Thursday, 3 May 2012

To believe is human, to doubt divine

"To believe is human, to doubt divine" is the subtitle of Peter Rollins' new book called Insurrection. In this book Peter Rollins argues that the Christian faith is not primarily concerned with questions regarding life after death but with the possibility of life before death.

I post two quotations as tasters of the book which I want to read...
"The claim I believe in God is nothing but a lie if it is not manifest in our lives, because one only believes in God in so far as one loves. "


"In the crucifixion we lose the idea of God as the one who justifies our loving engagement with the world by approving of it, but in resurrection we continue to affirm God as we love the world regardless. This is the move that some of the Christain mystics spoke of, a move from the idolotry of doing good for some reason (to get to heaven, to please God, get approval from others), to the act of doing good for no external reward. The former can be described as works based, in that it involves some economic exchange. In the latter we lay down all desire for reward and in doing so experience how love is its own reward. In the very experience of being forsaken by God (crucifixion) we find God in the very affirmation of Life itself (resurrection).
In this new state, the world is affirmed in the deepest and most radical way, not because everything that happens in it is good (indeed, all too often the very opposite is true), but because, in love, we experience creation, in all its brokenness, as wonderful."


Wednesday, 2 May 2012

Civilisation

Quote of the day:
"We've bought into the idea that education is about training and 'success', defined monetarily rather than learning to think critically and to challenge.We should not forget that the true purpose of education is to make minds, not careers. A culture that does not grasp the vital interplay between morality and power, which mistakes management techniques for wisdom, which fails to understand that the measure of a civilisation is its compassion, not its speed nor its ability to consume, condemns itself to death."   Chris Hedges

Tuesday, 1 May 2012

Thinking ahead

Today many people are focused entirely on the present moment. This is not necessarily a good thing - look for example of the person who checks their smart phone every few minutes to make sure that they have not received a life changing email in the minutes since they last checked. The technology available makes us expect all that we want to be available immediately and the idea of waiting is treated with scorn. Many people when they want something want it right now and if it is not there then they don't want it at all.

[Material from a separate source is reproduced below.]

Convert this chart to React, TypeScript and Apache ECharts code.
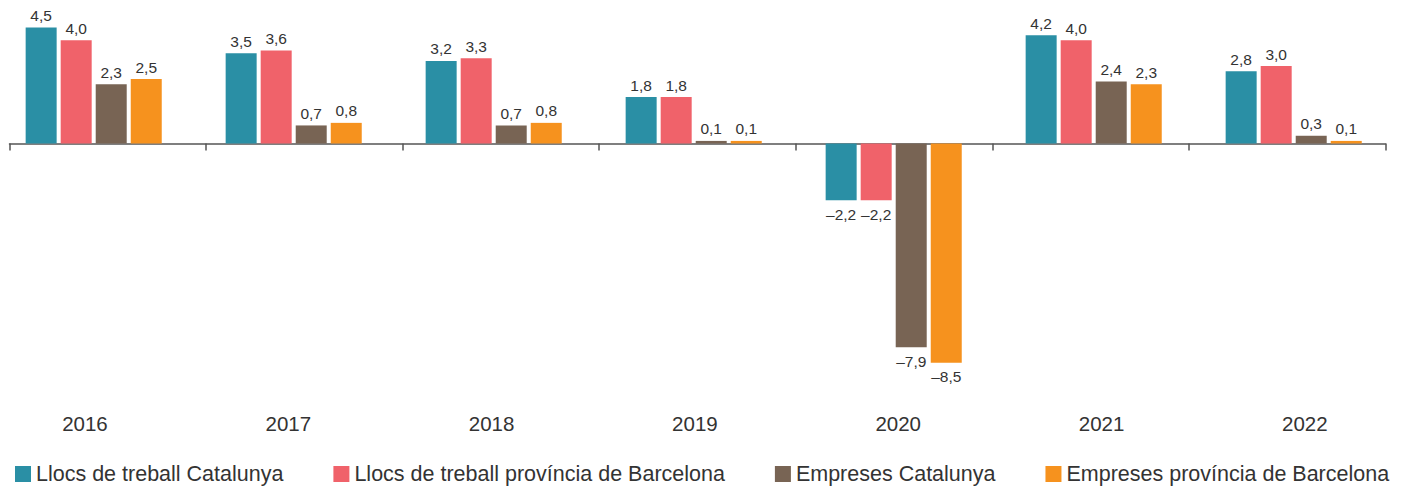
import React, { useEffect, useRef } from "react";
import * as echarts from "echarts";

const years = ["2016", "2017", "2018", "2019", "2020", "2021", "2022"];
const seriesNames = [
  "Llocs de treball Catalunya",
  "Llocs de treball província de Barcelona",
  "Empreses Catalunya",
  "Empreses província de Barcelona",
];
const llocsCatalunya = [4.5, 3.5, 3.2, 1.8, -2.2, 4.2, 2.8];
const llocsBarcelona = [4.0, 3.6, 3.3, 1.8, -2.2, 4.0, 3.0];
const empresesCatalunya = [2.3, 0.7, 0.7, 0.1, -7.9, 2.4, 0.3];
const empresesBarcelona = [2.5, 0.8, 0.8, 0.1, -8.5, 2.3, 0.1];
const colors = ["#2A8FA5", "#F0626A", "#786454", "#F6921E"];

const FONT = "'Liberation Sans', Arial, Helvetica, sans-serif";
const TEXT = "#333333";

export default function App() {
  const ref = useRef<HTMLDivElement>(null);
  useEffect(() => {
    if (!ref.current) return;
    const chart = echarts.init(ref.current, undefined, { renderer: "svg" });
    const allSeries = [llocsCatalunya, llocsBarcelona, empresesCatalunya, empresesBarcelona];
    const fmt = (p: any) => {
      const v = Number(p.value);
      const s = Math.abs(v).toFixed(1).replace(".", ",");
      return v < 0 ? "–" + s : s;
    };
    chart.setOption({
      animation: false,
      textStyle: { fontFamily: FONT },
      legend: {
        data: seriesNames,
        left: 10,
        top: 458,
        icon: "rect",
        itemWidth: 16,
        itemHeight: 16,
        itemGap: 50,
        textStyle: { fontSize: 21.5, color: TEXT, fontFamily: FONT },
      },
      grid: [
        { left: 9.5, right: 15.5, top: 100, bottom: 487 - 143.5, outerBoundsMode: "none" },
        { left: -6.3, right: 7.3, top: 14.5, bottom: 111.3, outerBoundsMode: "none" },
        { left: -16.7, right: -5.5, top: 380, bottom: 487 - 405, outerBoundsMode: "none" },
      ],
      xAxis: [
        {
          gridIndex: 0,
          type: "category",
          data: years,
          boundaryGap: true,
          axisLine: { show: true, lineStyle: { color: "#555555", width: 1.5 } },
          axisTick: { show: true, length: 7, lineStyle: { color: "#555555", width: 1.5 } },
          axisLabel: { show: false },
        },
        {
          gridIndex: 1,
          type: "category",
          data: years,
          show: false,
        },
        {
          gridIndex: 2,
          type: "category",
          data: years,
          axisLine: { show: false },
          axisTick: { show: false },
          axisLabel: { show: true, interval: 0, margin: 8, fontSize: 20.5, color: TEXT, fontFamily: FONT },
        },
      ],
      yAxis: [
        { gridIndex: 0, type: "value", show: false, min: 0, max: 1 },
        { gridIndex: 1, type: "value", show: false, min: -9, max: 5 },
        { gridIndex: 2, type: "value", show: false, min: 0, max: 1 },
      ],
      series: allSeries.map((vals, i) => ({
        name: seriesNames[i],
        type: "bar",
        xAxisIndex: 1,
        yAxisIndex: 1,
        barWidth: 31,
        barGap: "13%",
        itemStyle: { color: colors[i] },
        label: {
          show: true,
          formatter: fmt,
          fontSize: 15.5,
          color: TEXT,
          fontFamily: FONT,
          distance: 4,
        },
        data: vals.map((v) => ({
          value: v,
          label: { position: v < 0 ? "bottom" : "top", distance: v < 0 ? 6 : 4 },
        })),
      })),
    });
    return () => chart.dispose();
  }, []);
  return (
    <div
      ref={ref}
      style={{ position: "absolute", left: 0, top: 0, width: 1401, height: 487, background: "#ffffff" }}
    />
  );
}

But today I have been thinking ahead as I have ordered seeds for planting in the garden. These will be for vegetables that we will hopefully enjoy next autumn and winter. That is the timescale at which they grow and nothing can be done to speed up the process.

All I have are the photos in the on line seed catalogue and the memory of things eaten in the past. So I live in hope, knowing that I can do much to influence the outcome by tending and nurturing the young plants but there is very little I can do to change the speed at which I will get to pick the results of my labours.

Perhaps the world would live at a more reasonable pace and people would learn patience if we all had the opportunity for gardening!